### What you are asked to do
Everything from the first line of the data through the line with "const xTitleParts = ['V','in','Amplitude" is to be echoed exactly, minus the pictures.
Start Collected data
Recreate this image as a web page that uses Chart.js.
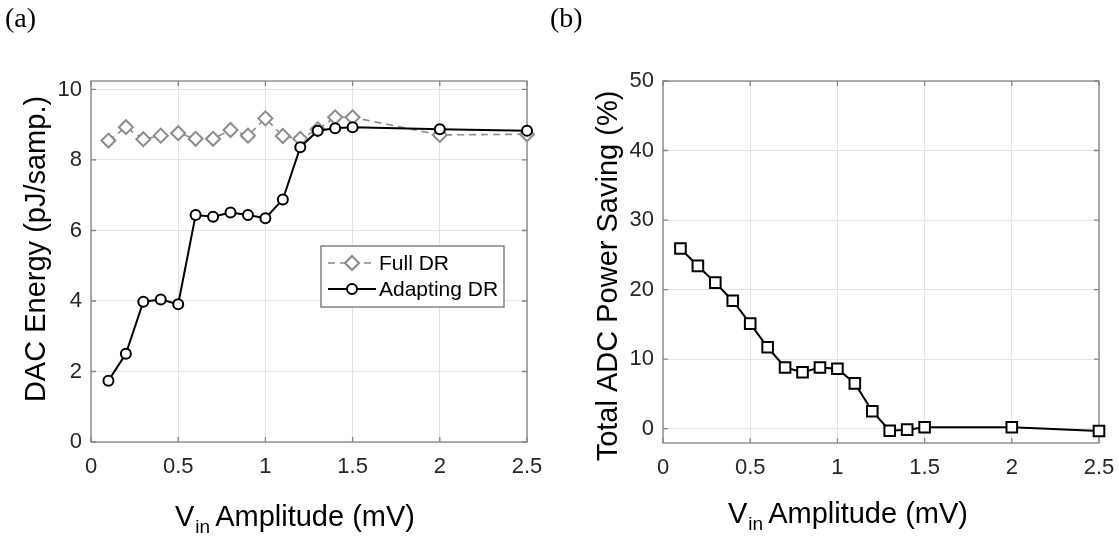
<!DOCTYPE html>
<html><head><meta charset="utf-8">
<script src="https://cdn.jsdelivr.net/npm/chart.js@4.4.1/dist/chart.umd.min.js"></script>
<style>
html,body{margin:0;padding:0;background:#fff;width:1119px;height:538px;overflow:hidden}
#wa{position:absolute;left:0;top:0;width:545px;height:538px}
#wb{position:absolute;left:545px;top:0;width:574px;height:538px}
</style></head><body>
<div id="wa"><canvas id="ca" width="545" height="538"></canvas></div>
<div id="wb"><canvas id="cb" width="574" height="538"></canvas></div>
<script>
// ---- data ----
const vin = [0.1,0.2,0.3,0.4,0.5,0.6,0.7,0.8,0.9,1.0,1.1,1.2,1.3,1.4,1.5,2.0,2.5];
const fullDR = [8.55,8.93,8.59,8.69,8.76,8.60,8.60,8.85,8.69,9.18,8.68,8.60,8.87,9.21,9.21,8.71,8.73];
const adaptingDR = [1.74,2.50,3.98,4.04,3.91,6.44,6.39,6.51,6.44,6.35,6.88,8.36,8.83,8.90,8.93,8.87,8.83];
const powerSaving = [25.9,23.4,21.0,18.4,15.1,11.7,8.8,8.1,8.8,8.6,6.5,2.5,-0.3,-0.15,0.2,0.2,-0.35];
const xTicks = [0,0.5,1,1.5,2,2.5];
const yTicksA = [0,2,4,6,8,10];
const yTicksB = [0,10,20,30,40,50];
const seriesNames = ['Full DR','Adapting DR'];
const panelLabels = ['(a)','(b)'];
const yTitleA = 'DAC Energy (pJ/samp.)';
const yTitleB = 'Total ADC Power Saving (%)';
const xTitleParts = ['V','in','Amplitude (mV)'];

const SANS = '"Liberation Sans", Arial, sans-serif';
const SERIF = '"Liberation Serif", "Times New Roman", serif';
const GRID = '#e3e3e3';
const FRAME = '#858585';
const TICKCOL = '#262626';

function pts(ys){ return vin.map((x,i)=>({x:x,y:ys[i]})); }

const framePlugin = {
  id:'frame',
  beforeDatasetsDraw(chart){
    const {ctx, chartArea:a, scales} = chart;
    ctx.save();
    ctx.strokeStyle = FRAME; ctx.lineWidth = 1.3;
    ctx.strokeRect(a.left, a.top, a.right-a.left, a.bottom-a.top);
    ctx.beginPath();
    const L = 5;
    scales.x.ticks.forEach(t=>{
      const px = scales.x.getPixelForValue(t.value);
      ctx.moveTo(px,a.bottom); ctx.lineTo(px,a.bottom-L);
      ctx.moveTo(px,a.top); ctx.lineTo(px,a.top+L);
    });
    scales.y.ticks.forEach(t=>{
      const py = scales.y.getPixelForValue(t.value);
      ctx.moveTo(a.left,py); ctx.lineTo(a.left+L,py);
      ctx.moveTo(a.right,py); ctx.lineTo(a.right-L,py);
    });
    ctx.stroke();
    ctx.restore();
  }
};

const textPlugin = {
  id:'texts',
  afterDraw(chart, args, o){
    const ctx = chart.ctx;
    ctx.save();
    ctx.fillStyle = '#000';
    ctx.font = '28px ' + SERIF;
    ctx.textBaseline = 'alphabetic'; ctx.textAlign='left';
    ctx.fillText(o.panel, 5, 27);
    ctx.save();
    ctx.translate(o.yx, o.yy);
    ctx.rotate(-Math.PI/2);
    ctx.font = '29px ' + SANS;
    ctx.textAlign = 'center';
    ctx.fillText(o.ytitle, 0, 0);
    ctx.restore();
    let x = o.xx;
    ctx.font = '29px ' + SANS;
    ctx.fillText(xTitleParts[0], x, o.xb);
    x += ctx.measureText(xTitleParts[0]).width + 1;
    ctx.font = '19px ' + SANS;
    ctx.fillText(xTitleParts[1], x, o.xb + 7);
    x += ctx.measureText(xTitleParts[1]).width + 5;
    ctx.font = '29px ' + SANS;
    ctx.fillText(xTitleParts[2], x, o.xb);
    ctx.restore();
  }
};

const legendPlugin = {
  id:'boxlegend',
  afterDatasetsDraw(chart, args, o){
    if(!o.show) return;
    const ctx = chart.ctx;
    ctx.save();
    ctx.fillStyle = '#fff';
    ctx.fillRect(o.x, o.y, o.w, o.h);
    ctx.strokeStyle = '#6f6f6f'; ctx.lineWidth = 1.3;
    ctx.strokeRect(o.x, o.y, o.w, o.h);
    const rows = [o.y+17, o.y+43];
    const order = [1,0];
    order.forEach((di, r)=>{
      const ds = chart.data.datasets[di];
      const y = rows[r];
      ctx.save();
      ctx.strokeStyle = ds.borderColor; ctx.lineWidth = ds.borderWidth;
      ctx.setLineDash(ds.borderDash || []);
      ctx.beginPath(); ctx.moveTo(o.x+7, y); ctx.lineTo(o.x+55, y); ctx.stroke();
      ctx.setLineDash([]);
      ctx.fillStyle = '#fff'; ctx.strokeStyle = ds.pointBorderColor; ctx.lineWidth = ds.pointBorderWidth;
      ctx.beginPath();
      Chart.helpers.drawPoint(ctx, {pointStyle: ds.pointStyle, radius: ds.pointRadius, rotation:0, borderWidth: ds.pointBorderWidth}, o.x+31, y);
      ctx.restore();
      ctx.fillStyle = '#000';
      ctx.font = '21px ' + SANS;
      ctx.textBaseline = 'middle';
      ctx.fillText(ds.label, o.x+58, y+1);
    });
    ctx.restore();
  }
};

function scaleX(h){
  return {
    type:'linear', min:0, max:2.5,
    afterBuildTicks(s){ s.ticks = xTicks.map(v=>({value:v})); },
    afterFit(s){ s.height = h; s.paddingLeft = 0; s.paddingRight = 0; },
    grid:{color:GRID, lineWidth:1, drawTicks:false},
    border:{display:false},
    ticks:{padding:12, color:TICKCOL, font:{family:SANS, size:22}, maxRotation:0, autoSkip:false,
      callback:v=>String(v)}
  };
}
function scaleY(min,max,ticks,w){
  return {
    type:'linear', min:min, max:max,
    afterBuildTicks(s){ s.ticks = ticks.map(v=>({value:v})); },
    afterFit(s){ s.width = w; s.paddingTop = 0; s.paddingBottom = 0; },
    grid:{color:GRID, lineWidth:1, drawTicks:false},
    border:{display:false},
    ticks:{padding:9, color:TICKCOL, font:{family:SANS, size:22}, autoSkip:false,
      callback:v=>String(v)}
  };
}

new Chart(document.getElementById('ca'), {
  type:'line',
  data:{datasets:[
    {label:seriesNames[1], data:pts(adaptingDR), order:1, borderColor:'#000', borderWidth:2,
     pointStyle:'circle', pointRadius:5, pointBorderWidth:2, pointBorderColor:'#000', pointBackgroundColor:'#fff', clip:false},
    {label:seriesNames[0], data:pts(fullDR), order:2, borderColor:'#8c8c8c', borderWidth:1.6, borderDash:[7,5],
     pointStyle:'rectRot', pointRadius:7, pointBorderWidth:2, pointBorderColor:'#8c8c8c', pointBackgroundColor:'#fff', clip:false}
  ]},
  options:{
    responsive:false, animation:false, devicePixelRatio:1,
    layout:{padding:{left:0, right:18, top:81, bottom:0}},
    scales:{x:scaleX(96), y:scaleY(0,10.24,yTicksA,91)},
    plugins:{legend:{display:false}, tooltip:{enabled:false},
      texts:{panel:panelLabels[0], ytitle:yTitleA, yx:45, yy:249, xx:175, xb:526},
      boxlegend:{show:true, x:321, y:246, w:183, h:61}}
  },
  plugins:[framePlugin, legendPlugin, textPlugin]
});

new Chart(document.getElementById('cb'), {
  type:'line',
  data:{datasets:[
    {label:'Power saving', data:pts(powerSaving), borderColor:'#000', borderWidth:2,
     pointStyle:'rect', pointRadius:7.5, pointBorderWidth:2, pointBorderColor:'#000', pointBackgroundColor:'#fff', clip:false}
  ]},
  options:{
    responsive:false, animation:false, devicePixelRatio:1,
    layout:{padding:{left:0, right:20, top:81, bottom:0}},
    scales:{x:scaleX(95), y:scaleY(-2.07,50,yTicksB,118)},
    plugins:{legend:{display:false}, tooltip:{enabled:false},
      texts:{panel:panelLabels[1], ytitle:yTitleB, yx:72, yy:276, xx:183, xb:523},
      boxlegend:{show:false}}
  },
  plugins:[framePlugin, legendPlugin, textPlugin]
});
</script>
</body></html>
End Collected data
### Result of the task
Recreate this image as a web page that uses Chart.js.
<!DOCTYPE html>
<html><head><meta charset="utf-8">
<script src="https://cdn.jsdelivr.net/npm/chart.js@4.4.1/dist/chart.umd.min.js"></script>
<style>
html,body{margin:0;padding:0;background:#fff;width:1119px;height:538px;overflow:hidden}
#wa{position:absolute;left:0;top:0;width:545px;height:538px}
#wb{position:absolute;left:545px;top:0;width:574px;height:538px}
</style></head><body>
<div id="wa"><canvas id="ca" width="545" height="538"></canvas></div>
<div id="wb"><canvas id="cb" width="574" height="538"></canvas></div>
<script>
// ---- data ----
const vin = [0.1,0.2,0.3,0.4,0.5,0.6,0.7,0.8,0.9,1.0,1.1,1.2,1.3,1.4,1.5,2.0,2.5];
const fullDR = [8.55,8.93,8.59,8.69,8.76,8.60,8.60,8.85,8.69,9.18,8.68,8.60,8.87,9.21,9.21,8.71,8.73];
const adaptingDR = [1.74,2.50,3.98,4.04,3.91,6.44,6.39,6.51,6.44,6.35,6.88,8.36,8.83,8.90,8.93,8.87,8.83];
const powerSaving = [25.9,23.4,21.0,18.4,15.1,11.7,8.8,8.1,8.8,8.6,6.5,2.5,-0.3,-0.15,0.2,0.2,-0.35];
const xTicks = [0,0.5,1,1.5,2,2.5];
const yTicksA = [0,2,4,6,8,10];
const yTicksB = [0,10,20,30,40,50];
const seriesNames = ['Full DR','Adapting DR'];
const panelLabels = ['(a)','(b)'];
const yTitleA = 'DAC Energy (pJ/samp.)';
const yTitleB = 'Total ADC Power Saving (%)';
const xTitleParts = ['V','in','Amplitude (mV)'];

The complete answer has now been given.